Since 2006, Bank of America has been connected with Center on Halsted, providing program funding, encouraging employees to serve on their board and sending volunteers from the bank’s LGBT Pride employee network. Says Modesto Tico Valle, CEO at Center on Halsted, “It means a lot that we have friends in the corporate sector who are willing to donate, not just money but also time to make a difference—to come to our Cyber Center and help with job searches or resume writing, to work with our seniors, to connect with our young people—to help us build a better community for everyone.”
In 2007, following a $20 million capital campaign, Center on Halsted moved into a 175,000-square-foot building.
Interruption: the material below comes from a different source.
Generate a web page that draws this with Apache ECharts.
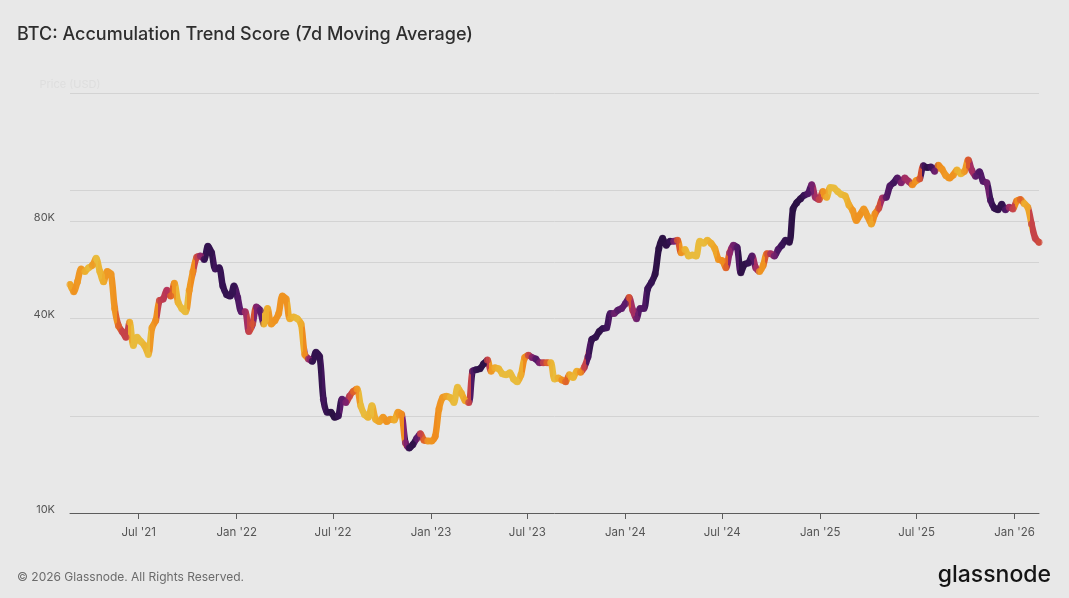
<!DOCTYPE html>
<html><head><meta charset="utf-8">
<script src="https://cdn.jsdelivr.net/npm/echarts@6/dist/echarts.min.js"></script>
<style>html,body{margin:0;padding:0;background:#e8e8e8;}#c{width:1069px;height:598px;}</style>
</head><body><div id="c"></div>
<script>
// ---- data (weekly, Mondays, starting 2021-02-22) ----
const startDate = [2021, 1, 22];
const weekDays = 7;
// BTC price in thousands USD
const price2021 = [51, 48.5, 52, 57, 56, 57.5, 58.5, 61.5, 56, 52,
  56, 55, 43, 38, 36.5, 35, 39, 33, 35, 34,
  33, 31, 37.5, 39.5, 45.5, 46, 49, 47, 51.5, 45,
  43, 42, 49, 56, 62, 62.5, 61, 67, 64, 57,
  57.5, 50.5, 47.5, 47, 50.5];
const price2022 = [46.5, 42, 42, 36.5, 38.5,
  43.5, 42.5, 38.5, 43,
  38.5, 39.5, 41.5, 47,
  46, 40, 40.5, 40,
  38.5, 31, 30, 29.5, 31.5,
  30.5, 22.5, 20.5, 20.5,
  19.8, 20, 22.5, 22,
  23, 23.8, 24.2, 21.5, 20.2,
  19.8, 21.5, 19.5, 19.2,
  19.8, 19.2, 19.5, 19.4, 20.5,
  20.2, 16.5, 15.9, 16.3,
  17, 17.6, 16.8, 16.7];
const price2023 = [16.7, 17.3, 21, 22.8, 23,
  22.8, 22, 24.5, 23.5,
  22.3, 22, 27.5, 27.8,
  28, 29, 29.8, 27.5,
  28.2, 28, 27, 26.8, 27.2,
  26, 25.5, 26.8, 30.3,
  30.8, 30.3, 30, 29.2, 29.2,
  29.2, 29.2, 26, 26.2,
  25.8, 25.5, 26.8, 26.3,
  27.5, 27.3, 28.3, 30.5, 34.5,
  35, 36.5, 37.3, 37.5,
  41.5, 41.5, 42.5, 43];
const price2024 = [44.5, 46.5, 42.5, 40, 43,
  43, 49.5, 51.8, 55,
  66, 71, 67.5, 69.5,
  69.5, 70, 64, 65.5, 62.5,
  63, 62.5, 69.5, 68.5,
  70, 68.5, 66, 61,
  60.5, 57.5, 64, 67.5, 66.5,
  55.5, 59, 59.5, 62.5,
  57.5, 56, 58.5, 63.5, 63.5,
  62.5, 65.5, 67.5, 70,
  69, 87.5, 91.5, 94,
  96.5, 97.5, 104, 95, 93.5];
const price2025 = [99, 95, 102, 101.5,
  99, 97, 96, 90,
  86.5, 80.5, 84, 87.5, 83,
  78.5, 84.5, 88, 94.5,
  95, 103, 105.5, 109,
  105.5, 109, 106.5, 104, 107,
  108.5, 119, 117.5, 118,
  114.5, 119.5, 116, 111,
  109, 111.5, 115.5, 112.5, 114.5,
  124, 115, 110.5, 114,
  106.5, 105.5, 93, 88,
  87, 90.5, 87, 88.5, 87.5];
const price2026 = [92.5, 93.5, 91, 88.5, 78.5, 71, 69];

// Accumulation Trend Score (0 = distribution / yellow, 1 = accumulation / dark)
const score2021 = [0.15, 0.22, 0.2, 0.2, 0.1, 0.05, 0.18, 0.05, 0.08, 0.12,
  0.2, 0.2, 0.22, 0.35, 0.45, 0.45, 0.12, 0.05, 0.05, 0.05,
  0.08, 0.05, 0.2, 0.25, 0.45, 0.48, 0.5, 0.35, 0.2, 0.08,
  0.05, 0.05, 0.2, 0.25, 0.45, 0.6, 0.9, 0.92, 0.92, 0.85,
  0.9, 0.9, 0.92, 0.9, 0.9];
const score2022 = [0.8, 0.75, 0.55, 0.45, 0.4,
  0.65, 0.75, 0.1, 0.12,
  0.2, 0.22, 0.22, 0.22,
  0.22, 0.12, 0.08, 0.06,
  0.12, 0.25, 0.6, 0.92, 0.92,
  0.92, 0.85, 0.92, 0.97,
  0.97, 0.9, 0.75, 0.65,
  0.45, 0.35, 0.2, 0.05, 0.05,
  0.08, 0.05, 0.12, 0.15,
  0.2, 0.22, 0.2, 0.12, 0.2,
  0.25, 0.65, 0.92, 0.95,
  0.75, 0.45, 0.35, 0.2];
const score2023 = [0.22, 0.25, 0.22, 0.2, 0.15,
  0.08, 0.05, 0.05, 0.1,
  0.15, 0.45, 0.8, 0.92,
  0.95, 0.95, 0.45, 0.2,
  0.12, 0.08, 0.05, 0.05, 0.05,
  0.05, 0.05, 0.12, 0.25,
  0.45, 0.65, 0.78, 0.65, 0.45,
  0.35, 0.08, 0.05, 0.12,
  0.25, 0.35, 0.12, 0.08,
  0.12, 0.25, 0.45, 0.8, 0.92,
  0.92, 0.95, 0.9, 0.85,
  0.8, 0.7, 0.78, 0.75];
const score2024 = [0.75, 0.4, 0.55, 0.7, 0.78,
  0.8, 0.88, 0.9, 0.95,
  0.97, 0.97, 0.95, 0.9,
  0.65, 0.38, 0.22, 0.08, 0.05,
  0.05, 0.05, 0.05, 0.05,
  0.08, 0.12, 0.15, 0.22,
  0.25, 0.35, 0.6, 0.7, 0.8,
  0.95, 0.95, 0.9, 0.78,
  0.55, 0.22, 0.22, 0.38, 0.55,
  0.7, 0.8, 0.88, 0.92,
  0.95, 0.97, 0.97, 0.95,
  0.88, 0.8, 0.68, 0.55, 0.45];
const score2025 = [0.22, 0.12, 0.05, 0.05,
  0.05, 0.05, 0.08, 0.12,
  0.2, 0.22, 0.22, 0.2, 0.2,
  0.15, 0.25, 0.42, 0.55,
  0.78, 0.8, 0.85, 0.78,
  0.65, 0.55, 0.55, 0.25, 0.22,
  0.4, 0.85, 0.95, 0.85,
  0.7, 0.25, 0.22, 0.2,
  0.22, 0.22, 0.1, 0.08, 0.2,
  0.38, 0.55, 0.75, 0.8,
  0.78, 0.7, 0.85, 0.92,
  0.95, 0.92, 0.8, 0.55, 0.45];
const score2026 = [0.25, 0.35, 0.12, 0.15, 0.45, 0.45, 0.42];

const yGridValues = [10000, 20000, 40000, 60000, 80000, 100000, 200000];
const yLabelValues = [10000, 40000, 80000];
const xTickMonths = [[2021, 6], [2022, 0], [2022, 6], [2023, 0], [2023, 6], [2024, 0], [2024, 6], [2025, 0], [2025, 6], [2026, 0]];
const monthNames = ['Jan','Feb','Mar','Apr','May','Jun','Jul','Aug','Sep','Oct','Nov','Dec'];
const palette = ['#e6c646', '#eeab2c', '#ef8c1e', '#dc5a2c', '#b6345b', '#88246f', '#5c1b6c', '#3a1458', '#27103f'];

// ---- build ----
const prices = [].concat(price2021, price2022, price2023, price2024, price2025, price2026);
const scores = [].concat(score2021, score2022, score2023, score2024, score2025, score2026);
const DAY = 86400000;
const t0 = Date.UTC(startDate[0], startDate[1], startDate[2]);
const times = prices.map((_, i) => t0 + i * weekDays * DAY);
const tEnd = times[times.length - 1];

function hexToRgb(h) { return [1, 3, 5].map(k => parseInt(h.substr(k, 2), 16)); }
function colorAt(s) {
  const n = palette.length - 1;
  const f = Math.max(0, Math.min(1, s)) * n;
  const i = Math.min(n - 1, Math.floor(f));
  const r = f - i;
  const a = hexToRgb(palette[i]), b = hexToRgb(palette[i + 1]);
  const c = a.map((v, k) => Math.round(v + (b[k] - v) * r));
  return 'rgb(' + c.join(',') + ')';
}

const lineData = times.map((t, i) => [t, prices[i] * 1000]);
const scatterData = times.map((t, i) => [t, prices[i] * 1000, scores[i]]);
const pieces = times.map((t, i) => ({
  gte: i === 0 ? t - 4 * DAY : (times[i - 1] + t) / 2,
  lt: i === times.length - 1 ? t + 4 * DAY : (times[i + 1] + t) / 2,
  color: colorAt(scores[i])
}));
const xTicks = xTickMonths.map(m => Date.UTC(m[0], m[1], 1));

const chart = echarts.init(document.getElementById('c'));
chart.setOption({
  backgroundColor: '#e8e8e8',
  animation: false,
  textStyle: { fontFamily: 'Inter, Roboto, sans-serif' },
  grid: { left: 70, right: 30, top: 93, bottom: 85, containLabel: false, outerBoundsMode: 'none' },
  xAxis: {
    type: 'value', min: t0, max: tEnd, scale: true,
    axisLine: { show: true, lineStyle: { color: '#5c5c5c', width: 1 } },
    axisTick: { show: true, customValues: xTicks, length: 6, lineStyle: { color: '#5c5c5c' } },
    axisLabel: {
      customValues: xTicks, color: '#555', fontSize: 11.5, margin: 14, hideOverlap: false,
      formatter: v => { const d = new Date(v); return monthNames[d.getUTCMonth()] + " '" + String(d.getUTCFullYear()).slice(2); }
    },
    splitLine: { show: false }
  },
  yAxis: {
    type: 'log', logBase: 10, min: 10000, max: 200000,
    name: 'Price (USD)', nameLocation: 'end', nameGap: 3,
    nameTextStyle: { color: '#dedede', fontSize: 11 },
    axisLine: { show: false },
    axisTick: { show: false, customValues: yGridValues },
    axisLabel: { customValues: yLabelValues, color: '#555', fontSize: 11, margin: 15, verticalAlign: 'bottom', padding: [0, 0, -2, 0],
      formatter: v => Math.round(v / 1000) + 'K' },
    splitLine: { show: true, lineStyle: { color: '#d3d3d3', width: 1 } }
  },
  visualMap: [
    { type: 'piecewise', show: false, seriesIndex: 0, dimension: 0, pieces: pieces },
    { type: 'continuous', show: false, seriesIndex: 1, dimension: 2, min: 0, max: 1, inRange: { color: palette } }
  ],
  series: [
    { type: 'line', data: lineData, showSymbol: false, silent: true, z: 2, smooth: 0.3,
      lineStyle: { width: 6.5, cap: 'round', join: 'round' } },
    { type: 'scatter', data: scatterData, symbolSize: 7, z: 3, silent: true }
  ],
  graphic: [
    { type: 'text', left: 17, top: 26, style: { text: 'BTC: Accumulation Trend Score (7d Moving Average)', font: '500 18px Inter, sans-serif', fill: '#2e2e2e' } },
    { type: 'text', left: 17, top: 571, style: { text: '© 2026 Glassnode. All Rights Reserved.', font: '12px Inter, sans-serif', fill: '#6b6b6b' } },
    { type: 'text', right: 18, top: 564, style: { text: 'glassnode', font: '500 23px Inter, sans-serif', fill: '#141414' } }
  ]
});
</script></body></html>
Today, the LEED-certified center houses an entertainment venue, a grocery store, a café, office space for Resident Partners, a technology center, a gym, theater, public roof garden and other gathering spaces.
Carol Hedin started visiting the Center thirty years ago when she joined their Gay and Lesbian Parents Group. Hedin had been married, with three children, and living in the suburbs for 19 years when she came out. She said, “I moved into the city and I knew no one in the gay community. I made a lot of friends there who like me had been married and had kids too. We were like a minority within a minority. I still have a lot of those friends to this day—it’s made a big difference in my life. Just the social network, the support, is really important. To know that you’re not alone, you know?”